I don’t know why a serving or two wasn’t enough, but I always had to get to the bottom of the carton. It would kill me to put an unfinished pint of Häagen-Dazs back into the freezer. Back then I had no idea why I had that kind of insatiable urge. I only knew that if my eating was interrupted, I would fixate on going back for more.

I knew what I was doing was wrong, but it didn’t change my behavior. My mother noticed that I would sometimes steal away to eat junk food, and she would chastise me for it. “Mika, you’ve got to have more discipline,” she would say. “Mika, you are just compulsive!” I don’t think she knew how true that word was. I was a compulsive eater, and I was developing a dangerous pattern that would chart the course for a very dysfunctional relationship with food.

Here’s how it played out for me as a teenager. I was a poor student who had trouble focusing. Junk food and candy seemed to be about the only things I could keep my attention on.

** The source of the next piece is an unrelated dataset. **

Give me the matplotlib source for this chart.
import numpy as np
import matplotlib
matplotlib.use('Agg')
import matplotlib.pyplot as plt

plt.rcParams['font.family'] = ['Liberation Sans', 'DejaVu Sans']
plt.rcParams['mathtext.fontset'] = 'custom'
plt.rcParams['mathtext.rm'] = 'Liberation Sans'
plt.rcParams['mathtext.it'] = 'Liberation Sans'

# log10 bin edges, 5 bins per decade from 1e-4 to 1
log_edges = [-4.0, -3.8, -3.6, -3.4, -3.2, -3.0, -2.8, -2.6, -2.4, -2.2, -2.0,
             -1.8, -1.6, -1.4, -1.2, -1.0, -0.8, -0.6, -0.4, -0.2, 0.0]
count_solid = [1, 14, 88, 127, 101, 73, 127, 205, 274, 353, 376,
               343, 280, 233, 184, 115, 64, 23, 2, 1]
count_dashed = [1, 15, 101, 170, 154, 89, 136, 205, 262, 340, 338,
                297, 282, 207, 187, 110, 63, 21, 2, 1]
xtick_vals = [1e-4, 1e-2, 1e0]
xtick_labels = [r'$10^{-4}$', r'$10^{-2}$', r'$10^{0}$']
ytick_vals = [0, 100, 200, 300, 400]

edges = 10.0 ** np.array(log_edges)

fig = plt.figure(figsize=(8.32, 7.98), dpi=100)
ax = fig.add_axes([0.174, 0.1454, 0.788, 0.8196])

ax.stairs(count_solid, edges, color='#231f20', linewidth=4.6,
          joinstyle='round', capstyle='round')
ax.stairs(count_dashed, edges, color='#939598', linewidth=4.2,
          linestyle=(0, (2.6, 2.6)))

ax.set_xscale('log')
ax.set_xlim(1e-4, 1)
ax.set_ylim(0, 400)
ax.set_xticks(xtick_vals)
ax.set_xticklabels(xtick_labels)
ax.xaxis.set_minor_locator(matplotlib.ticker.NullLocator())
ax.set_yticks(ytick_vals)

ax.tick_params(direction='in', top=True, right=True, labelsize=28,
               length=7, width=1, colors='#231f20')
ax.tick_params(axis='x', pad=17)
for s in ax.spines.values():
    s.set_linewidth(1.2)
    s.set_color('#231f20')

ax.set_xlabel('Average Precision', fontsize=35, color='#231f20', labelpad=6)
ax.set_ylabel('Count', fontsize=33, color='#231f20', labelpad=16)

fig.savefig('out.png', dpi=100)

I always felt hungry, but it was a nagging, irrational hunger. It was the kind that can never really be satisfied, and it got in the way of my fulfilling my potential as a student and a person. I just didn’t have enough focus left to be able to listen in school or retain information.

I know now that I had some sort of a sensory disability, because I retain auditory information, but not what I read. My mother took me to visual therapy for several years, where I was supposed to train my eyes to focus, and I wore thick glasses. I
am absolutely certain my academic challenges played into what became an almost debilitating battle with food and diet.

While I have a successful career today, I really believe I could have done much more. More importantly, I could have enjoyed the journey, the joys and blessings in life, if only I had been able to turn off the messages urging me to eat. It was a self-destructive cycle. My teenage mind thought,
Okay, I can’t be the smartest girl in school, but I can get that food in me and that’ll feel good
. That feeling kept me isolated, even in my own home.

I come from a family of overachievers. My dad was the national security advisor to President Jimmy Carter and an architect of the Camp David accords; he is a gifted foreign policy expert/strategist/Harvard graduate/everything. My brother Mark is US ambassador to Sweden, brother Ian was a key player in the Pentagon during the Bush years, and my mother is an accomplished artist. In our family, intellect was a valued commodity, and I never felt mine measured up. I never really thought I brought much to the table, so junk food filled the emptiness I felt. I couldn’t bring
that
to the table, but I could stash it away and gobble it up later.